According to the U.S. Census Bureau and Housing and Urban Development Department, residential building unexpectedly picked up in August, with home starts up 12.2% month over month to a seasonally adjusted annual rate of 1.58 million units.

Both multifamily and single-family starts increased during the month. The growth occurred even as the housing sector battles a slowdown brought on by the unpredictability of the economy and the climate of rising mortgage rates.

After falling for five consecutive months, single-family starts increased by 3.4% in August, perhaps as a result of some improvements in the supply of building materials. However, the single-family building is still insufficient by modern standards.

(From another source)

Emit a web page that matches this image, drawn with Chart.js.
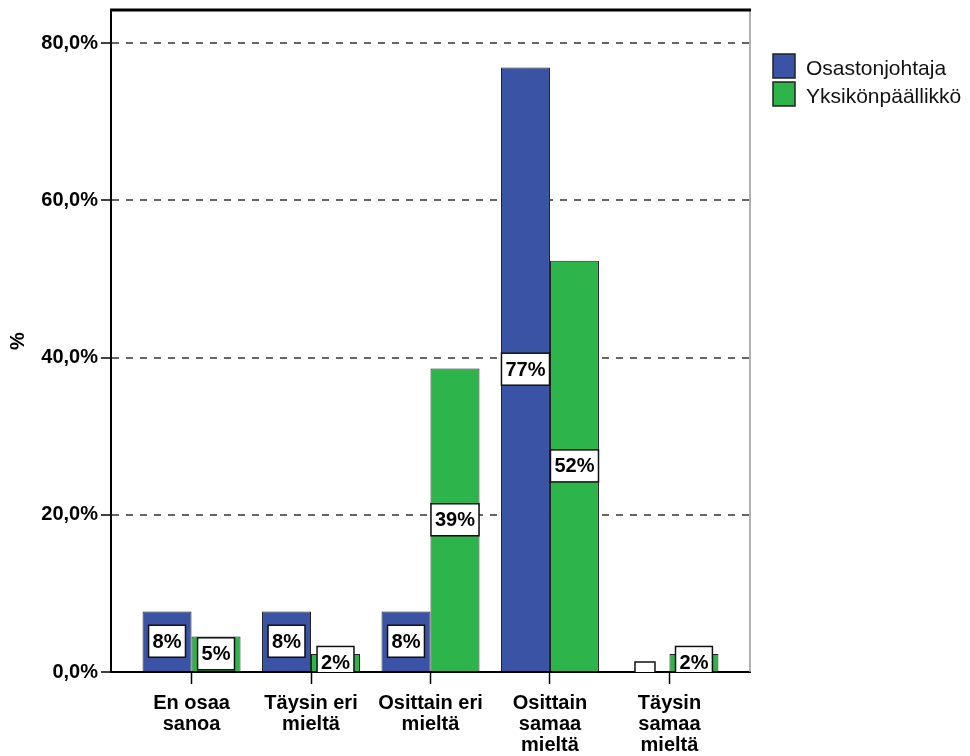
<!DOCTYPE html>
<html>
<head>
<meta charset="utf-8">
<script src="https://cdn.jsdelivr.net/npm/chart.js@4/dist/chart.umd.min.js"></script>
<style>
  html, body { margin: 0; padding: 0; background: #fff; }
  canvas { display: block; }
</style>
</head>
<body>
<canvas id="c" width="970" height="756"></canvas>
<script>
// Answer categories (multi-line axis labels)
const categories = [
  ['En osaa', 'sanoa'],
  ['Täysin eri', 'mieltä'],
  ['Osittain eri', 'mieltä'],
  ['Osittain', 'samaa', 'mieltä'],
  ['Täysin', 'samaa', 'mieltä']
];
// Share of respondents (%) per group
const osastonjohtaja = [7.7, 7.7, 7.7, 76.9, 0];
const yksikonpaallikko = [4.5, 2.3, 38.6, 52.3, 2.3];
const seriesNames = ['Osastonjohtaja', 'Yksikönpäällikkö'];
const yTicks = [0, 20, 40, 60, 80];

const FONT = "'Liberation Sans', Arial, sans-serif";
const BLUE = '#3a53a5';
const GREEN = '#2db44b';

const toPoints = vals => vals.map((v, i) => ({ x: i, y: v }));

// White boxed value labels centred on each bar, clipped to the plot area
const valueLabels = {
  id: 'valueLabels',
  afterDatasetsDraw(chart) {
    const { ctx, chartArea: a } = chart;
    ctx.save();
    ctx.beginPath();
    ctx.rect(a.left, a.top, a.right - a.left, a.bottom - a.top);
    ctx.clip();
    ctx.font = 'bold 20px ' + FONT;
    ctx.textAlign = 'center';
    ctx.textBaseline = 'middle';
    chart.data.datasets.forEach((ds, di) => {
      const meta = chart.getDatasetMeta(di);
      meta.data.forEach((bar, i) => {
        const v = ds.data[i].y;
        const cy = (bar.y + bar.base) / 2;
        const text = v > 0 ? Math.round(v) + '%' : '';
        const w = text ? ctx.measureText(text).width + 8 : 20;
        const h = text ? 32 : 20;
        ctx.fillStyle = '#fff';
        ctx.fillRect(bar.x - w / 2, cy - h / 2, w, h);
        ctx.strokeStyle = '#111';
        ctx.lineWidth = 1.5;
        ctx.strokeRect(bar.x - w / 2, cy - h / 2, w, h);
        if (text) {
          ctx.fillStyle = '#000';
          ctx.fillText(text, bar.x, cy + 1);
        }
      });
    });
    ctx.restore();
  }
};

// Plot frame (heavy top edge, light right edge) and the legend on the right
const frameAndLegend = {
  id: 'frameAndLegend',
  afterDraw(chart) {
    const { ctx, chartArea: a } = chart;
    ctx.save();
    ctx.strokeStyle = '#999';
    ctx.lineWidth = 1.5;
    ctx.beginPath();
    ctx.moveTo(a.right, a.top);
    ctx.lineTo(a.right, a.bottom);
    ctx.stroke();
    ctx.strokeStyle = '#000';
    ctx.lineWidth = 3;
    ctx.beginPath();
    ctx.moveTo(a.left - 1, a.top);
    ctx.lineTo(a.right + 1, a.top);
    ctx.stroke();

    const lx = a.right + 23;
    chart.data.datasets.forEach((ds, i) => {
      const y = 54 + i * 28;
      ctx.fillStyle = ds.backgroundColor;
      ctx.fillRect(lx, y, 22, 24);
      ctx.strokeStyle = '#222';
      ctx.lineWidth = 1.5;
      ctx.strokeRect(lx, y, 22, 24);
      ctx.fillStyle = '#111';
      ctx.font = '21px ' + FONT;
      ctx.textAlign = 'left';
      ctx.textBaseline = 'middle';
      ctx.fillText(ds.label, lx + 33, y + 15);
    });
    ctx.restore();
  }
};

new Chart(document.getElementById('c'), {
  type: 'bar',
  data: {
    datasets: [
      { label: seriesNames[0], data: toPoints(osastonjohtaja), backgroundColor: BLUE, borderColor: '#222', borderWidth: 1 },
      { label: seriesNames[1], data: toPoints(yksikonpaallikko), backgroundColor: GREEN, borderColor: '#222', borderWidth: 1 }
    ]
  },
  options: {
    responsive: false,
    animation: false,
    layout: { padding: { top: 10, right: 220, left: 0, bottom: 0 } },
    datasets: { bar: { categoryPercentage: 0.82, barPercentage: 1.0 } },
    plugins: { legend: { display: false }, tooltip: { enabled: false } },
    scales: {
      x: {
        type: 'linear',
        offset: false,
        min: -0.674,
        max: 4.674,
        afterBuildTicks: s => { s.ticks = categories.map((_, i) => ({ value: i })); },
        afterFit: s => { s.height = 84; },
        ticks: {
          autoSkip: false,
          maxRotation: 0,
          padding: 9,
          color: '#000',
          font: { family: FONT, size: 20, weight: 'bold', lineHeight: 1.05 },
          callback: v => categories[v]
        },
        grid: { offset: false, drawOnChartArea: false, drawTicks: true, tickLength: 12, tickColor: '#000', tickWidth: 1.5 },
        border: { color: '#000', width: 2 }
      },
      y: {
        min: 0,
        max: 84.2,
        afterBuildTicks: s => { s.ticks = yTicks.map(v => ({ value: v })); },
        afterFit: s => { s.width = 111; s.paddingTop = 0; s.paddingBottom = 0; },
        ticks: {
          padding: 3,
          color: '#000',
          font: { family: FONT, size: 20, weight: 'bold' },
          callback: v => v.toFixed(1).replace('.', ',') + '%'
        },
        title: {
          display: true,
          text: '%',
          color: '#000',
          font: { family: FONT, size: 20, weight: 'bold' },
          padding: { top: 6, bottom: 0 }
        },
        grid: {
          color: c => (c.tick && c.tick.value === 0 ? 'rgba(0,0,0,0)' : '#666'),
          lineWidth: 2,
          drawTicks: true,
          tickLength: 10,
          tickColor: '#000',
          tickWidth: 1.5,
          tickBorderDash: []
        },
        border: { color: '#000', width: 2, dash: [7, 7] }
      }
    }
  },
  plugins: [valueLabels, frameAndLegend]
});
</script>
</body>
</html>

“Today’s housing starts report is more evidence that the housing recession is deepening for the single-family market, with the pace below 1 million for the last two months,” added Jing Fu, the NAHB’s director of forecasting and analysis. “Expected additional tightening of monetary policy from the Federal Reserve, falling builder sentiment, and a 15.3% year-over-year decline in single-family permits points to further weakening for the housing sector.”

Even while the August numbers are positive, the construction recovery might only be temporary. August saw a 10% drop in all building permits, with single-family permits falling by 3.5% and multifamily permits falling by 17.9%. The August reversal indicates that builders are still reducing production due to continued material cost concerns and muted demand. Permitting is a reliable predictor of future new-home supply.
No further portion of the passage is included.